MMA stands for Money Market Account and it is a type of savings account that usually offers a higher interest. Although it does offer a higher interest rate, a higher minimum balance compared to a traditional savings account is required.
In a MMA, the FDIC or Federal Deposit Insurance Corporation insures the account. This means that the funds in the account are insured in case the bank goes bankrupt. This insurance corporation dates back to 1933, and was formed as a method of protecting the customers when banks fail. As we have seen in recent history, banks do fail on occasion.
Your deposits into a MMA earn interest and you can withdraw money from it. This is very similar to a traditional savings account. The difference is that the number of withdrawals a month is limited and so are the number of checks you can write without incurring fees. Whenever you exceed the limits set on that type of account, the bank will charge fees on a per transaction basis. In addition, the bank will penalize you if your balance drops below the minimum balance required. Each bank has their own schedule of fees, penalties and other charges.
Like a regular savings account, you are issued an account register to keep track of your transactions and you will get bank statements. If you manage your MMA according to the account limits without incurring in any type of fees, you will benefit from the high interest savings. It is a far better option than keeping your money in a regular savings account.
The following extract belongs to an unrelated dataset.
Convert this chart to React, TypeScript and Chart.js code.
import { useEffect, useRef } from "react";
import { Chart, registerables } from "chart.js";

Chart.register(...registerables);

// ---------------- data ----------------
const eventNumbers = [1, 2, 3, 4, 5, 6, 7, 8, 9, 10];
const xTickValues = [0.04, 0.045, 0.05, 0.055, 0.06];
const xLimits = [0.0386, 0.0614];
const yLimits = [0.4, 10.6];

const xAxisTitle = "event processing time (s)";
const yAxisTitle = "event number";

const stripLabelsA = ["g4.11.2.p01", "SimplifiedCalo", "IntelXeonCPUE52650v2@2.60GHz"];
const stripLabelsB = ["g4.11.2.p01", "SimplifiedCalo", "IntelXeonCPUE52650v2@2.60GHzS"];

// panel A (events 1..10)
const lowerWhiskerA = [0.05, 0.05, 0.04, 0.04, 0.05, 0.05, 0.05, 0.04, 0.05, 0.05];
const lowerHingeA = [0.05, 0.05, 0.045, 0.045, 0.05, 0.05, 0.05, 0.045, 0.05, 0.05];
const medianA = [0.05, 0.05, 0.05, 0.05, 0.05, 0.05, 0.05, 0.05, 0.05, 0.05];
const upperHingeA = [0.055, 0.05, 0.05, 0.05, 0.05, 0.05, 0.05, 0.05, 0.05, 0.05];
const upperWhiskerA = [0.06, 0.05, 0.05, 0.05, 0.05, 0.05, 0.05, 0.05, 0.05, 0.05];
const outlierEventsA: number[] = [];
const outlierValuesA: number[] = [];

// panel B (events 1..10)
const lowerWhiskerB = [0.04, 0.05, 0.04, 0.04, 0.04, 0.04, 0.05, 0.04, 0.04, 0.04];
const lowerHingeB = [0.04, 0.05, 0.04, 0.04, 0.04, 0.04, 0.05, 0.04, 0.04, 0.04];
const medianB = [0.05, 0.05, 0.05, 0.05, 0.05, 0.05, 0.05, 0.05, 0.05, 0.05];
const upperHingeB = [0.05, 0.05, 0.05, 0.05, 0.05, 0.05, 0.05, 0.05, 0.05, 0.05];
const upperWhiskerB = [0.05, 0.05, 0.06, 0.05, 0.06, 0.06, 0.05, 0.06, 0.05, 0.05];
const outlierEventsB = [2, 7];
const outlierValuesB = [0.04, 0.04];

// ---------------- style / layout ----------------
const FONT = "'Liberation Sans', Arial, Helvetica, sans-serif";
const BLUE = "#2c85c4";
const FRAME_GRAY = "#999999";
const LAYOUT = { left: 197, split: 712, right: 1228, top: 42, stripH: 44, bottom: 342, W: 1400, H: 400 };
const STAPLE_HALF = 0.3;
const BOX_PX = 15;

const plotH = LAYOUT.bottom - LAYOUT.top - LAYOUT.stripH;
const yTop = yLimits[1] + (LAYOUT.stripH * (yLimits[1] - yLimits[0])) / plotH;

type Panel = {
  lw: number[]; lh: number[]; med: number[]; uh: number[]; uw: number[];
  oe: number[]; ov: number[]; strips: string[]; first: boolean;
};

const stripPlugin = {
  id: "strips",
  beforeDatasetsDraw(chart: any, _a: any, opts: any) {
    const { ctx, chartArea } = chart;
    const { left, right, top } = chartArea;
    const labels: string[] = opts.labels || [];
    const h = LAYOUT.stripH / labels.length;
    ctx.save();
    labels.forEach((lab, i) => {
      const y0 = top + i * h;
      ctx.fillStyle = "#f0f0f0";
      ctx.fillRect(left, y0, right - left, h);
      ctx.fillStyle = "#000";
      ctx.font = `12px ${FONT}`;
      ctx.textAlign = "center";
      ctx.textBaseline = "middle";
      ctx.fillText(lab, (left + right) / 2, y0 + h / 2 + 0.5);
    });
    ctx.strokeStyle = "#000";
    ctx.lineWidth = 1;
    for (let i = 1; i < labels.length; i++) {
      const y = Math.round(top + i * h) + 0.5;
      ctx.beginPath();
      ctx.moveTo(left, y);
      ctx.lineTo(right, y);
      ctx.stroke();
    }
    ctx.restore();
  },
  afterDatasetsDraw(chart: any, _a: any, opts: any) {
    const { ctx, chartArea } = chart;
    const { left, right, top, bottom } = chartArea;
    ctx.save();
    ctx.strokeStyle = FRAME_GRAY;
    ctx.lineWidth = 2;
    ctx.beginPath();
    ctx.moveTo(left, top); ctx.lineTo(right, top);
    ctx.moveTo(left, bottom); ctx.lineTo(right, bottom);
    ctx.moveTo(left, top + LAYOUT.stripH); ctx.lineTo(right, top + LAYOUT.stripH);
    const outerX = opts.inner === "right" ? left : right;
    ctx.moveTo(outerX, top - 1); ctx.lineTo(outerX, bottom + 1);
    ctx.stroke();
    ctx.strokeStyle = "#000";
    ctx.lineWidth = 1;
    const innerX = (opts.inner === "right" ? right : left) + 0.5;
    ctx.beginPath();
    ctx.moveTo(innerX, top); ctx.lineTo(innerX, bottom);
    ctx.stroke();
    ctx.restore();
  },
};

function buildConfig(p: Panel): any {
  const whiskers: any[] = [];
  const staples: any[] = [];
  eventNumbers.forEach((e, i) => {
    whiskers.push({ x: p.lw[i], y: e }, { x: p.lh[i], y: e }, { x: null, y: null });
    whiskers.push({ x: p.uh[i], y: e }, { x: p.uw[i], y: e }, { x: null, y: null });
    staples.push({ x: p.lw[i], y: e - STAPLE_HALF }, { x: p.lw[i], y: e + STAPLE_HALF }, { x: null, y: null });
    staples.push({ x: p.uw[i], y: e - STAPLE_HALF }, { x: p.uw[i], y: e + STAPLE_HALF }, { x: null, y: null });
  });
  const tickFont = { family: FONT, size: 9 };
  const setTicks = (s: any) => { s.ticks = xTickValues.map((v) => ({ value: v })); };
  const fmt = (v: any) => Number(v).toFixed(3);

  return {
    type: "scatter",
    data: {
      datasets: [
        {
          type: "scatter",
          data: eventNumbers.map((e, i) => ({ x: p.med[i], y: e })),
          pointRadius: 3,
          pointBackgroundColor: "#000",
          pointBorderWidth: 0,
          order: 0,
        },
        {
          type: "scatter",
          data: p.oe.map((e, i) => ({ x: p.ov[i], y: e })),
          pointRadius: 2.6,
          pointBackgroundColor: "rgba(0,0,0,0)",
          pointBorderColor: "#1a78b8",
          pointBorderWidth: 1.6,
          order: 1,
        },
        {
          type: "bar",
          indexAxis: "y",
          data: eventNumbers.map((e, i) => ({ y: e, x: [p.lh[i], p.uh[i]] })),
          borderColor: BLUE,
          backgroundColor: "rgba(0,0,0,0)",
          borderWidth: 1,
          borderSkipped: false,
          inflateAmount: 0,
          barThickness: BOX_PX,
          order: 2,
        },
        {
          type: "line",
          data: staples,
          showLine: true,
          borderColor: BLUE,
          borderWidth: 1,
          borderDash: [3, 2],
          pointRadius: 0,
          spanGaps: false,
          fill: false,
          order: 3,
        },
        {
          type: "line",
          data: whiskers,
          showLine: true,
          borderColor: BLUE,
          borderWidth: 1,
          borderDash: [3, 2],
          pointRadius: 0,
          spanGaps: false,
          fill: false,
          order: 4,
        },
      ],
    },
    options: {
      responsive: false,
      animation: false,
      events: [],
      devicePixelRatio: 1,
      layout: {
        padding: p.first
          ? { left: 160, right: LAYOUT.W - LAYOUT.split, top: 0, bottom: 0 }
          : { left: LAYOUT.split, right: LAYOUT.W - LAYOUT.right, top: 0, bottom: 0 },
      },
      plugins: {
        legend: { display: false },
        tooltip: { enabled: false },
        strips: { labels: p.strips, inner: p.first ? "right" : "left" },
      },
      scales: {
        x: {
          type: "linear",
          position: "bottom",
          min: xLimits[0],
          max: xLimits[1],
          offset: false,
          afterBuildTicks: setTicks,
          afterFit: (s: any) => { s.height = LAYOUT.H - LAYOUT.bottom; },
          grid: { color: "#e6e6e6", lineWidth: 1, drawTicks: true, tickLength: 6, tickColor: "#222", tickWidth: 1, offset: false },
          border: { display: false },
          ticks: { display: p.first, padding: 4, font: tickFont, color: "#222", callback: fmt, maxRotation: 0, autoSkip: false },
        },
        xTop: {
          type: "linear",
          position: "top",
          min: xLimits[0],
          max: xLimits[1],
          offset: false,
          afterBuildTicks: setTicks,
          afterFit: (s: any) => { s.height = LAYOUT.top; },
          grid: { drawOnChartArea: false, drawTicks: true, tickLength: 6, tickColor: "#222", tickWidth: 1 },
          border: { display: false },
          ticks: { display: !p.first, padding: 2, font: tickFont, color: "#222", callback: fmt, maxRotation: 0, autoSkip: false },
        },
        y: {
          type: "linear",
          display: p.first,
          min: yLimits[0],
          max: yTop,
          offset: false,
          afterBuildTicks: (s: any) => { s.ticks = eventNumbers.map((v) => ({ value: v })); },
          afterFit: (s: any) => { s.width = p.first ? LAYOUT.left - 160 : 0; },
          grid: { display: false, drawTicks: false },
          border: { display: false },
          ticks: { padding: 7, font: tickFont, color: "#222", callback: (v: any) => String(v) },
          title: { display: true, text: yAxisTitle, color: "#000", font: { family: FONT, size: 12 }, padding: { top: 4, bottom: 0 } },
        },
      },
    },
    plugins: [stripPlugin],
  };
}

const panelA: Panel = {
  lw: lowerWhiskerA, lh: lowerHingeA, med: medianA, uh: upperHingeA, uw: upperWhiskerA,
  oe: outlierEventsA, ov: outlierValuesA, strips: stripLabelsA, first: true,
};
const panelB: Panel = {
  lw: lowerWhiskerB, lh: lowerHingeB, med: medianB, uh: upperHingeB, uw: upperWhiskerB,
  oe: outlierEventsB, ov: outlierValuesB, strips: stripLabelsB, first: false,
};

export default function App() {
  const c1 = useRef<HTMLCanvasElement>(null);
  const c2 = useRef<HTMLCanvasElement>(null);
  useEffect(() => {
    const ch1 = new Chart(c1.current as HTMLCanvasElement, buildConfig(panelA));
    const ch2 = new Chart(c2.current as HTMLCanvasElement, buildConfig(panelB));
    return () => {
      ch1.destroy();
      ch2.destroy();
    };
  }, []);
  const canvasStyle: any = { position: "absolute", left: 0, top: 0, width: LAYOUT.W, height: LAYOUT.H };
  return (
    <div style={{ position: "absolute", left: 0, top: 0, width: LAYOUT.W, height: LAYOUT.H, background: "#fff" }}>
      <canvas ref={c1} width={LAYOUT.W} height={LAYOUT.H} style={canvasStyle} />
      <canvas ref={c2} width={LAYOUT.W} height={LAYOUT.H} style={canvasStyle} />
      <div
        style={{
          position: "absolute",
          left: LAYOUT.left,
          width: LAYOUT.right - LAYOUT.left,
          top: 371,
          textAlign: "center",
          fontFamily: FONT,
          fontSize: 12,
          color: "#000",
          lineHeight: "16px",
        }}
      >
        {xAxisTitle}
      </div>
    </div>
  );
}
There are versions of Money Market Accounts. Some banks and credit unions offer a HY MMIA, or High Yield Money Market Investment Account. This type of account requires a high minimum account balance. Typically the rule of thumb is that the higher the minimum balance, the higher the interest you get is. This is referred to as tiered interest rate. Some banks will allow you to convert your MMA to this type of account when it reaches a higher balance. This type of money market account also has its requirements.
Money market accounts are a safe way to save money because the FDIC insures them; and when managed within the guidelines, they are an efficient way to get a higher interest on your money. It is advisable to compare the types of MMA that different institutions offer. Once you know what is offered, select the one that delivers the best interest for your money at the institution with the least amount of fees and charges.